Julia vs Python

Scope

This comparison is for teams choosing between Julia and Python for scientific computing, numerical software, data analysis, notebooks, machine learning workflows, research software, and automation. It is not a general popularity comparison, and it is not asking whether every Python workflow should be rewritten in Julia.

The practical question is where the hard part lives. Choose Python when ecosystem breadth, application integration, ML tooling, notebooks, services, packaging familiarity, and cross-team accessibility dominate. Choose Julia when the hard part is custom numerical code, generic mathematical abstractions, multiple dispatch, or avoiding a two-language split between prototype and performance kernel.

Shared Territory

Both languages are dynamic, interactive, package-driven, notebook-friendly, and common around technical computing. Both can call native libraries, both can work with data frames and arrays, and both can participate in mixed systems through files, databases, APIs, and language bridges.

They often work best together. Python can own orchestration, services, ML infrastructure, and broad package integration, while Julia owns a numerical model, solver, optimizer, simulation, or specialized scientific library.

Key Differences

Dimension	Julia	Python
Center of gravity	Scientific computing, multiple dispatch, numerical kernels	General-purpose programming, automation, data, web, ML ecosystem
Runtime model	LLVM-based JIT specialization with precompilation/sysimages	Interpreted bytecode on CPython and other implementations
Performance model	Write type-stable functions that specialize for concrete types	Keep hot paths in NumPy, native extensions, frameworks, or tools
Polymorphism	Multiple dispatch across all argument types	Object model, functions, protocols, decorators, optional typing
Package workflow	Pkg environments, Project.toml, Manifest.toml, registries	pip, PyPI, virtual environments, pyproject.toml, ecosystem tools
Deployment risk	Compilation latency, sysimage/app bundling, smaller ecosystem	Native wheels, interpreter/dependency management, slow Python loops
Best users	Scientific programmers owning algorithms and performance	Developers, analysts, researchers, ML engineers, operations teams

Choose Julia When

• The core project is a numerical algorithm, solver, simulation, optimizer, scientific model, or performance-sensitive research library.
• Multiple dispatch would let the same generic algorithm work across arrays, number types, automatic differentiation, GPU arrays, units, sparse structures, or domain-specific problem types.
• The team wants one high-level language for both experimentation and optimized kernels.
• Python-level loops, Cython, Numba, C++ extensions, or Fortran wrappers would create a maintenance split the team wants to avoid.
• The team can standardize Julia versions, manifests, package precompilation, profiling, and deployment artifacts.

Choose Python When

• The project needs the broadest data, ML, automation, web, cloud, API, packaging, and operations ecosystem.
• Most expensive work already runs inside NumPy, SciPy, PyTorch, TensorFlow, JAX, pandas, vendor libraries, databases, or other native implementations.
• The same codebase must own services, CLIs, pipelines, cloud SDKs, notebooks, dashboards, or application integration.
• The organization needs broad hiring, onboarding, tutorials, examples, and cross-role familiarity.
• Deployment can control Python versions, wheels, native dependencies, virtual environments, and containers.

Watch Points

Julia can feel deceptively simple at the REPL while still requiring performance discipline. Type instability, abstract containers, untyped globals, unnecessary allocations, and package load latency can matter. Measure with realistic workloads and use Julia's performance tooling before concluding that the language or package is slow.

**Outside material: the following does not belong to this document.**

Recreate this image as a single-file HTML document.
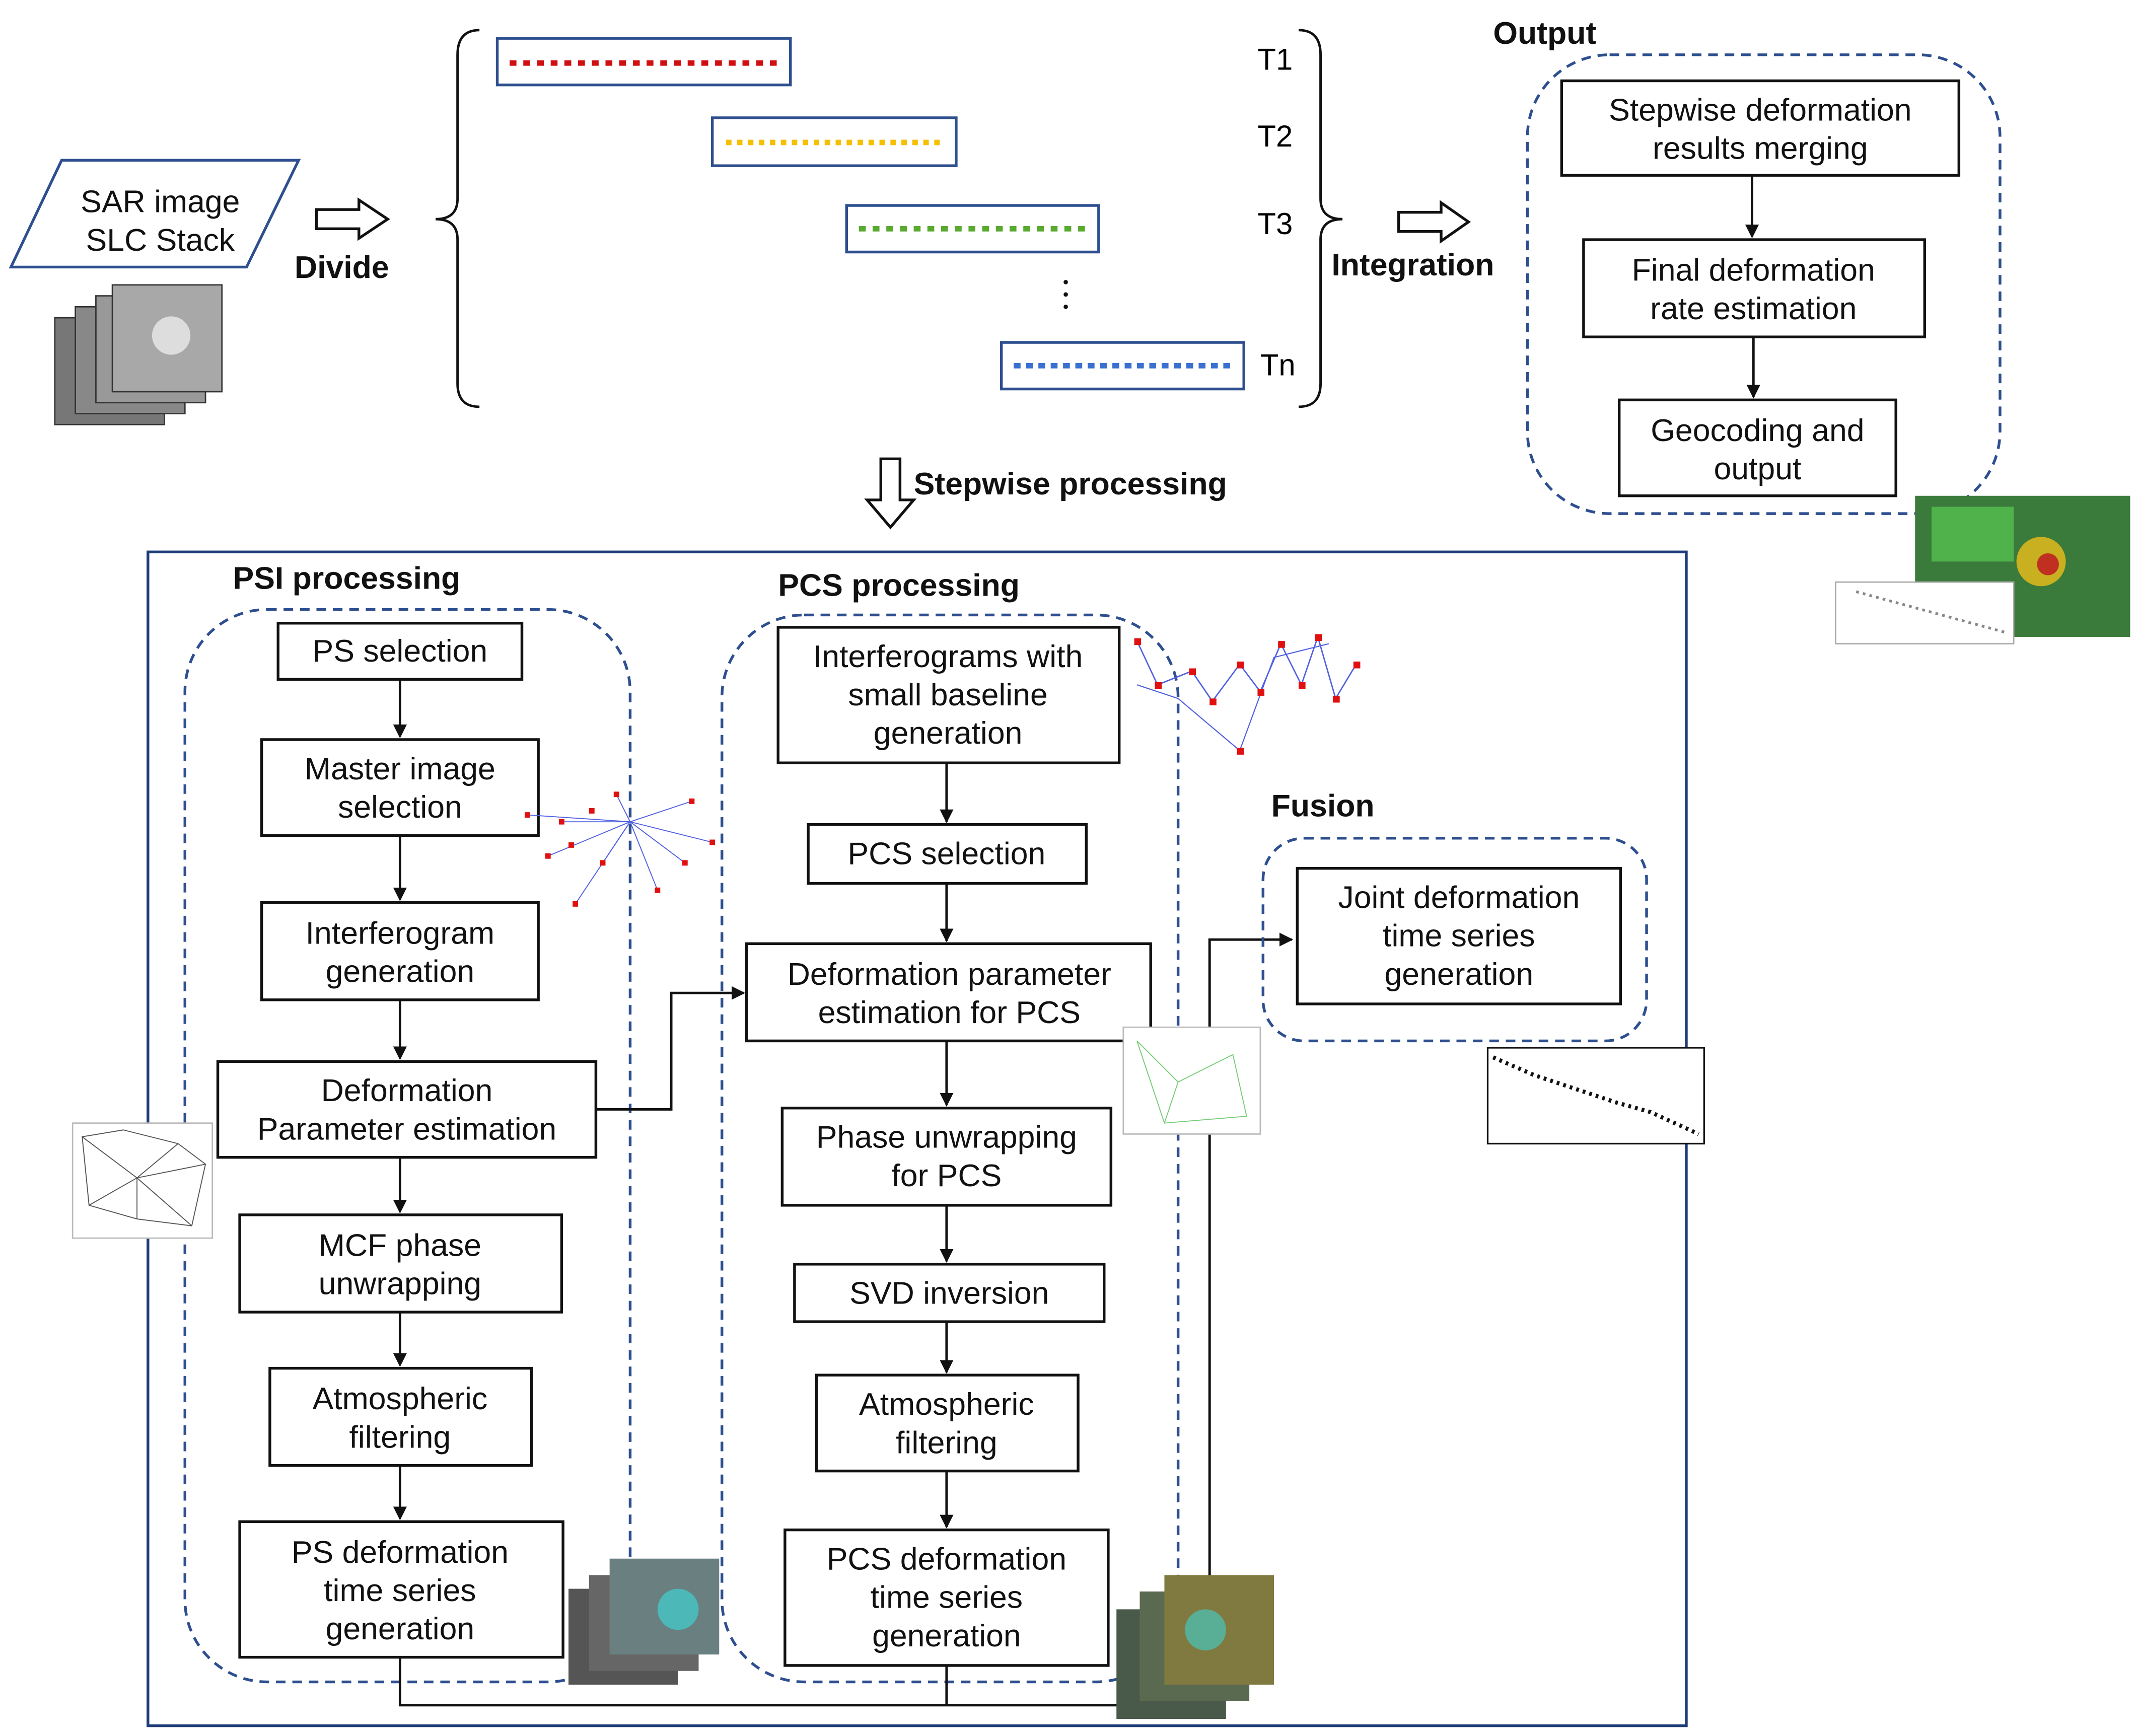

Python can look slower than it is when judged by pure Python loops. Many scientific Python workflows are fast because Python orchestrates native code. Before moving to Julia, check whether vectorization, compiled libraries, Numba, Cython, multiprocessing, or a narrower native extension solves the measured bottleneck with less organizational change.

Ecosystem maturity is domain-specific. Python is much broader overall. Julia can be deeper for some scientific-programming domains, but package maintenance, documentation, binary artifacts, and long-term support should be checked package by package.

Migration Or Interoperability Notes

Avoid full rewrites as the default. If a Python workflow is productive but one numerical kernel is difficult to maintain or optimize, isolate that kernel first. Julia can expose a service, command-line tool, shared library, package API, or Python-callable boundary through JuliaCall/PythonCall-style workflows.

For reproducibility, pin both sides. Record Python environment files, Julia Project.toml and Manifest.toml, data versions, native libraries, and execution commands. Language interop is useful only if a clean machine can rebuild the bridge.

Practical Default

Start with Python when the problem is broad software plus data: notebooks, services, ML workflows, automation, APIs, and general integration.

Start with Julia when the problem is scientific software whose core logic is custom numerical computation and where multiple dispatch or type-specialized generic algorithms are central to the design.